Центральная огородная комиссия».
Энтузиасты из центральной огородной комиссии все подсчитали, все предусмотрели, забыв только одно: для того чтобы возделывать огороды, надо было иметь что сажать…
— Ну так как, займемся? — повторил свой вопрос Сеня. — Посидел двое суток в засаде, вернулся — картошечку посадил. Пострелял малость в бандитов — огурчиками занялся… — И неожиданно спросил: — Жрать небось хочешь?
— Не особенно.
— Интеллигент паршивый! — выругался Сеня и достал из ящика стола полбуханки ситного хлеба. — Мать из деревни прислала, шамай… Ну, чего глядишь? Шамай, говорят.
— Ну что ты, — смутился я.
— Тяжелый вы народ, интеллигенты, церемонии любите! — Он разломил хлеб на две части, присолил и протянул один кусок мне. — Давай, давай.

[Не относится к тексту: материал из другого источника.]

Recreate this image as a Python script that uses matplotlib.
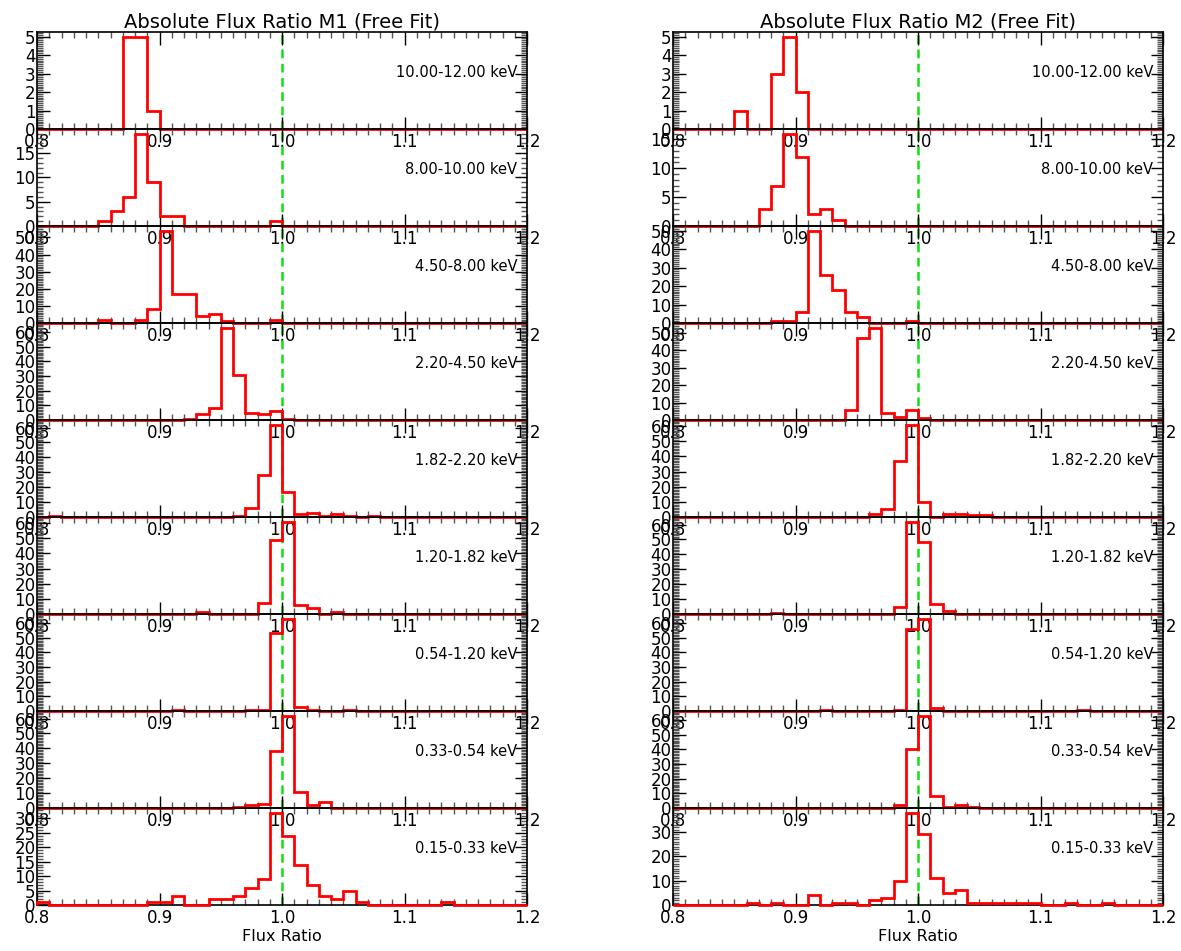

Таким был Сеня Булаев, парень, которого я раньше в глубине души считал легкомысленным эгоистом, ничего не замечающим вокруг себя. Жизнь заставила меня изменить оценку и Груздя и Медведева. Черствый и резкий на первый взгляд, Медведев неожиданно оказался исключительно душевным человеком, к которому тянулись сотрудники, чтобы поделиться своими бедами и горестями. А бед в то время было немало: у одного семья оказалась на оккупированной территории, у другого сын лежал при смерти, и требовалось раздобыть хорошего врача… И всегда, когда мог, Медведев помогал. Ведь именно он добился освобождения Горева и Корпса, когда они были арестованы как бывшие офицеры. Но душевность Медведева не бросалась в глаза, а я замечал только то, что было на поверхности. Оно и воспринималось мной как характерное, определяющее.
Боевая дружина уголовного розыска почти в полном составе была отправлена на фронт на подавление чехословацкого мятежа. Работы прибавилось. Больше всего доставалось особой группе. Я никогда раньше не думал, что сон может стать такой недосягаемой мечтой. Какое счастье снять тяжелые, набившие ноги сапоги, размотать портянки, пошевелить голыми пальцами и уснуть…
В довершение ко всему Медведев издал приказ, обязывающий всех сотрудников, свободных в дни занятий от облав и других «служебных мероприятий», посещать кружок политграмоты. Арцыгов, который пропустил первое занятие, был посажен на сутки под арест. Александр Максимович шутить не любил.
Руководитель кружка приходил к нам раз в неделю, по воскресеньям. Это был краснощекий, белокурый студент в лихо заломленной фуражке. Держал он себя с нами запанибрата, глухо хлопал по спинам, рассказывал анекдоты. У студента была длинная, трудно выговариваемая польская фамилия, начинавшаяся с буквы «ч». Ее никто не мог запомнить, и с легкой руки Сени Булаева его назвали просто товарищем Ч.